“The increasing calm offers hope for Israelis and Palestinians to move past the recent violence and make an effort to restart negotiations.”
Washington, November 19 – A week after US President Barack Obama declared the Islamic State of Iraq and the Levant “contained,” and two days before the organization’s deadly attacks in Paris, White House officials quietly confirmed that the president had similarly described the recent spate of Palestinian stabbing and shooting attacks on Israelis. This afternoon, A Palestinian from the Hebron area stabbed three people in Tel Aviv, killing two of them.
“The president was commenting on the decrease in violence over the last week or two,” said a White House official who spoke on condition of anonymity, a day before a Palestinian gunman killed an Israeli Rabbi and his son, and in apparent ignorance of ongoing Molotov cocktail and stoning attacks, as well as thwarted stabbing attacks. “The increasing calm offers hope for Israelis and Palestinians to move past the recent violence and make an effort to restart negotiations.”
The official noted the lack of fatalities or serious injuries among Israelis resulting from Palestinian attacks in the last two weeks, evidently under the erroneous presumption that if anything had happened, he’d be aware of it. “None of the major news networks have said anything about new attacks,” explained the official, unaware that numerous attacks have in fact taken place, and the only reason they have not been widely reported in Western media is that the latter tend to focus on fatal incidents, or non-fatal incidents in which Israel can be made to look brutal.
Experts say the contrast between Obama’s pronouncements and the actual, physical reality has often become apparent. “If you look at the way the president keeps backtracking on what he said he aimed to do to ISIS, this should come as little surprise,” said commentator Mitch N. Accompliszt. “There’s a constant negotiation of the gap – a chasm, really – between what he says and what actually happens. Sometimes he is able to anticipate the emerging reality, and walk back his rhetoric: ‘degrade and destroy ISIL’ becomes just ‘degrade,’ for example.
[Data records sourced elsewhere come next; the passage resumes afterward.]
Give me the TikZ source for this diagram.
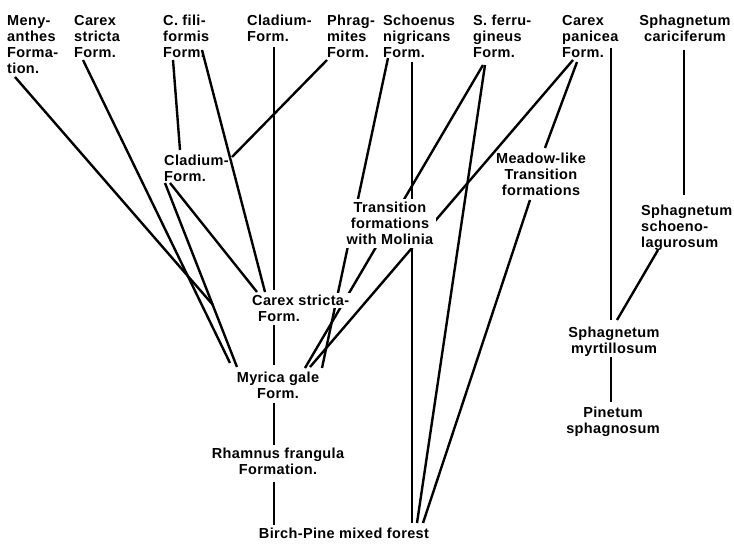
\documentclass[tikz,border=0pt]{standalone}
\usepackage{fontspec}
\newfontfamily\lblfam{Liberation Sans}[LetterSpace=2.5]
\usetikzlibrary{backgrounds,calc}
\newcommand\lblfont{\lblfam\bfseries\fontsize{14.5}{16}\selectfont}
\begin{document}
\begin{tikzpicture}[x=1pt,y=-1pt,
  lbl/.style={font=\lblfont, inner sep=0pt, align=left, anchor=north west},
  lblc/.style={font=\lblfont, inner sep=0pt, align=center, anchor=north},
  conn/.style={line width=2.4pt, black}]
\useasboundingbox (0,0) rectangle (734,545);
% top row
\node[lbl] (men)  at (7,15)   {Meny-\\anthes\\Forma-\\tion.};
\node[lbl] (cs1)  at (74,15)  {Carex\\stricta\\Form.};
\node[lbl] (cfil) at (163,15) {C. fili-\\formis\\Form.};
\node[lbl] (cl1)  at (247,15) {Cladium-\\Form.};
\node[lbl] (phr)  at (327,15) {Phrag-\\mites\\Form.};
\node[lbl] (sch)  at (383,15) {Schoenus\\nigricans\\Form.};
\node[lbl] (sfe)  at (473,15) {S. ferru-\\gineus\\Form.};
\node[lbl] (cpa)  at (562,15) {Carex\\panicea\\Form.};
\node[lblc] (scar) at (685,15) {Sphagnetum\\cariciferum};
% middle
\node[lbl] (cl2)  at (164,155) {Cladium-\\Form.};
\node[lbl] (csf)  at (250,293) {\fboxsep=2pt\colorbox{white}{Carex stricta-}\\\hspace*{8pt}Form.};
\node[lblc, fill=white, inner sep=3pt] (mol) at (390,199) {Transition\\formations\\with Molinia};
\node[lblc] (mea) at (541,153) {Meadow-like\\Transition\\formations};
\node[lblc] (myr) at (278,372) {Myrica gale\\Form.};
\node[lblc] (rha) at (278,448) {Rhamnus frangula\\Formation.};
\node[lblc] (bir) at (344,528) {Birch-Pine mixed forest};
\node[lbl] (ssch) at (641,205) {Sphagnetum\\schoeno-\\lagurosum};
\node[lblc] (smyr) at (614,327) {Sphagnetum\\myrtillosum};
\node[lblc] (pin) at (613,407) {Pinetum\\sphagnosum};
\begin{pgfonlayer}{background}
\fill[white] (0,0) rectangle (734,545);
\draw[conn] ([shift={(8,62)}]men.north west) -- ([shift={(49,150)}]cl2.north west);
\draw[conn] ([shift={(9,45)}]cs1.north west) -- ([shift={(-48,-9)}]myr.north);
\draw[conn] ([shift={(10,45)}]cfil.north west) -- ([shift={(16,-5)}]cl2.north west);
\draw[conn] ([shift={(39,35)}]cfil.north west) -- ([shift={(15,-1)}]csf.north west);
\draw[conn] ([shift={(27,32)}]cl1.north west) -- ([shift={(24,-3)}]csf.north west);
\draw[conn] ([shift={(0,45)}]phr.north west) -- ([shift={(68,2)}]cl2.north west);
\draw[conn] ([shift={(1,28)}]cl2.north west) -- ([shift={(-41,-5)}]myr.north);
\draw[conn] ([shift={(6,28)}]cl2.north west) -- ([shift={(7,-1)}]csf.north west);
\draw[conn] ([shift={(24,32)}]csf.north west) -- ([shift={(-4,-7)}]myr.north);
\draw[conn] ([shift={(-4,31)}]myr.north) -- ([shift={(-4,-3)}]rha.north);
\draw[conn] ([shift={(-4,34)}]rha.north) -- ([shift={(-70,-3)}]bir.north);
\draw[conn] ([shift={(5,43)}]sch.north west) -- ([shift={(44,-4)}]myr.north);
\draw[conn] ([shift={(29,47)}]sch.north west) -- ([shift={(68,-5)}]bir.north);
\draw[conn] ([shift={(10,50)}]sfe.north west) -- ([shift={(27,-4)}]myr.north);
\draw[conn] ([shift={(12,50)}]sfe.north west) -- ([shift={(73,-5)}]bir.north);
\draw[conn] ([shift={(11,45)}]cpa.north west) -- ([shift={(32,-5)}]myr.north);
\draw[conn] ([shift={(15,47)}]cpa.north west) -- ([shift={(4,-5)}]mea.north);
\draw[conn] ([shift={(-11,47)}]mea.north) -- ([shift={(79,-5)}]bir.north);
\draw[conn] ([shift={(49,33)}]cpa.north west) -- ([shift={(-3,-7)}]smyr.north);
\draw[conn] ([shift={(-1,35)}]scar.north) -- ([shift={(43,-10)}]ssch.north west);
\draw[conn] ([shift={(17,45)}]ssch.north west) -- ([shift={(3,-7)}]smyr.north);
\draw[conn] ([shift={(-3,30)}]smyr.north) -- ([shift={(-2,-5)}]pin.north);
\end{pgfonlayer}
\end{tikzpicture}
\end{document}
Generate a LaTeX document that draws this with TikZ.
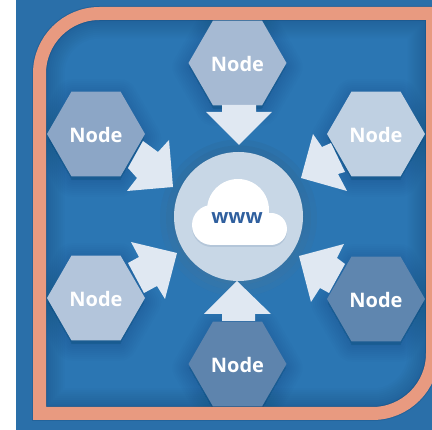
\documentclass[tikz,border=0pt]{standalone}
\usepackage{fontspec}
\setmainfont{Open Sans}
\usetikzlibrary{shapes.geometric}
\definecolor{bgblue}{HTML}{2B76B3}
\definecolor{outblue}{HTML}{2A6FA9}
\definecolor{shade}{HTML}{12406F}
\definecolor{framec}{HTML}{E89A80}
\definecolor{arrowc}{HTML}{E0E8F2}
\definecolor{hubc}{HTML}{C8D7E6}
\definecolor{cloudsh}{HTML}{B4C6D9}
\definecolor{wwwc}{HTML}{2F5F9E}
\tikzset{
  hexnode/.style={regular polygon,regular polygon sides=6,minimum size=98pt,inner sep=0pt,outer sep=0pt,
    text=white,font=\fontsize{20}{24}\selectfont\bfseries,text height=17.5pt,text depth=0pt},
  blockarrow/.style={fill=arrowc,draw=none},
  frameline/.style={draw=framec,line width=13pt}
}
\newcommand{\framepath}{(39.5,413.5) [rounded corners=60pt] -- (39.5,13.5) [sharp corners] -- (432.5,13.5) [rounded corners=60pt] -- (432.5,413.5) [sharp corners] -- cycle}
\newcommand{\softhex}[2]{% centre x, y
  \foreach \w in {2,6,...,34}{
    \node[regular polygon,regular polygon sides=6,minimum size=96pt,inner sep=0pt,draw=shade,fill=shade,opacity=0.028,line width=\w pt,line join=round] at (#1,#2+4) {};
  }}
\newcommand{\cloudshape}[2]{% colour, vertical offset
  \fill[#1] (212,225+#2) circle (20);
  \fill[#1] (238,210+#2) circle (31);
  \fill[#1] (271,229+#2) circle (16);
  \fill[#1] (212,225+#2) rectangle (271,245+#2);
}
\begin{document}
\begin{tikzpicture}[x=1pt,y=-1pt]
\useasboundingbox (0,0) rectangle (432,430);
\clip (0,0) rectangle (432,430);
\fill[white] (0,0) rectangle (432,430);
\fill[outblue] (16,0) rectangle (432,430);
% inside of frame with inner shade
\begin{scope}
  \clip \framepath;
  \fill[bgblue] (16,0) rectangle (432,430);
  \foreach \w in {14,18,...,50}{
    \draw[draw=shade,opacity=0.035,line width=\w pt] \framepath;
  }
  \softhex{96}{134}
  \softhex{237.5}{63}
  \softhex{376}{134}
  \softhex{96}{298}
  \softhex{237.5}{364}
  \softhex{376}{299}
  \foreach \w in {2,8,14}{
    \fill[shade,opacity=0.03] (238.5,218) circle (64.5+\w);
  }
\end{scope}
\draw[draw=shade,opacity=0.25,line width=15pt] \framepath;
\draw[frameline] \framepath;
% nodes
\node[hexnode,fill={rgb,255:red,140;green,166;blue,198}] (nw) at (96,134) {Node};
\node[hexnode,fill={rgb,255:red,166;green,186;blue,211}] (n) at (237.5,63) {Node};
\node[hexnode,fill={rgb,255:red,191;green,208;blue,226}] (ne) at (376,134) {Node};
\node[hexnode,fill={rgb,255:red,179;green,197;blue,219}] (sw) at (96,298) {Node};
\node[hexnode,fill={rgb,255:red,94;green,132;blue,173}] (s) at (237.5,364) {Node};
\node[hexnode,fill={rgb,255:red,95;green,134;blue,175}] (se) at (376,299) {Node};
% hub
\node[circle,fill=hubc,minimum size=129pt,inner sep=0pt] (hub) at (238.5,216.5) {};
\cloudshape{cloudsh}{2}
\cloudshape{white}{0}
\node[text=wwwc,font=\fontsize{20}{24}\selectfont\bfseries,inner sep=0pt] (www) at (237,218.5) {www};
% arrows
\fill[blockarrow] (222,105) -- (222,112) -- (206,112) -- (239,145) -- (272,112) -- (256,112) -- (256,105) -- cycle;
\fill[blockarrow] (222,321) -- (222,314) -- (204,314) -- (237,281) -- (271,314) -- (255,314) -- (255,321) -- cycle;
\fill[blockarrow] (143,141) -- (158,152) -- (169,140) -- (173,187) -- (127,191) -- (137,178) -- (128,168) -- cycle;
\fill[blockarrow] (331,143) -- (322,147) -- (313,134) -- (301,178) -- (347,191) -- (338,174) -- (345,172) -- cycle;
\fill[blockarrow] (128,263) -- (139,257) -- (131,242) -- (177,253) -- (165,299) -- (157,286) -- (144,293) -- cycle;
\fill[blockarrow] (345,264) -- (337,258) -- (344,244) -- (299,256) -- (311,302) -- (320,288) -- (329,293) -- cycle;
\end{tikzpicture}
\end{document}
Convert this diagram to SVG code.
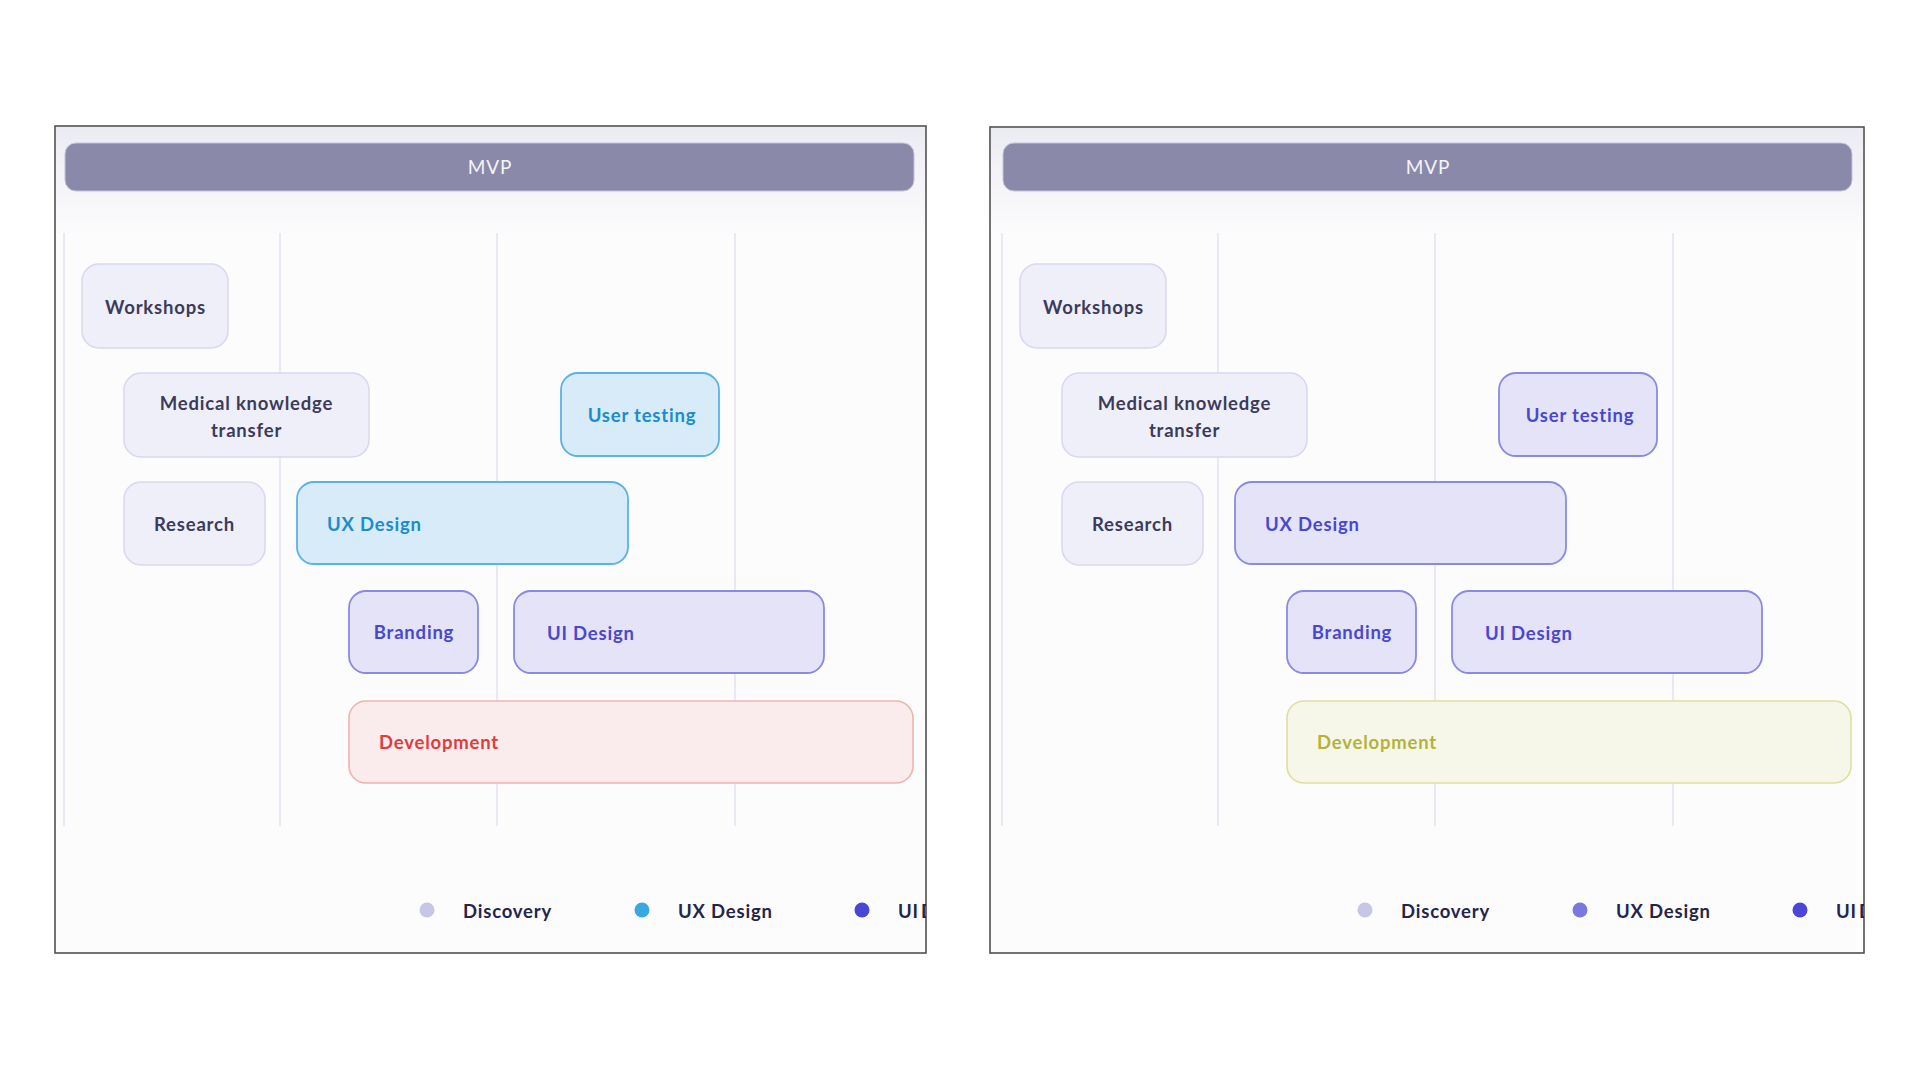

But almost as often, events give the lie to the president’s assertions in what amounts to real time, and these moments are what results.”
Obama of course is not the first leader to have his pronouncements trumped by reality. A similar episode occurred before the Second World War when British Prime Minister Neville Chamberlain agreed to let Nazi Germany annex parts of Czechoslovakia, accepting Hitler’s assurances that Germany sought no more territory than that, and even proclaiming upon his return to Britain that he had brought “peace for our time.”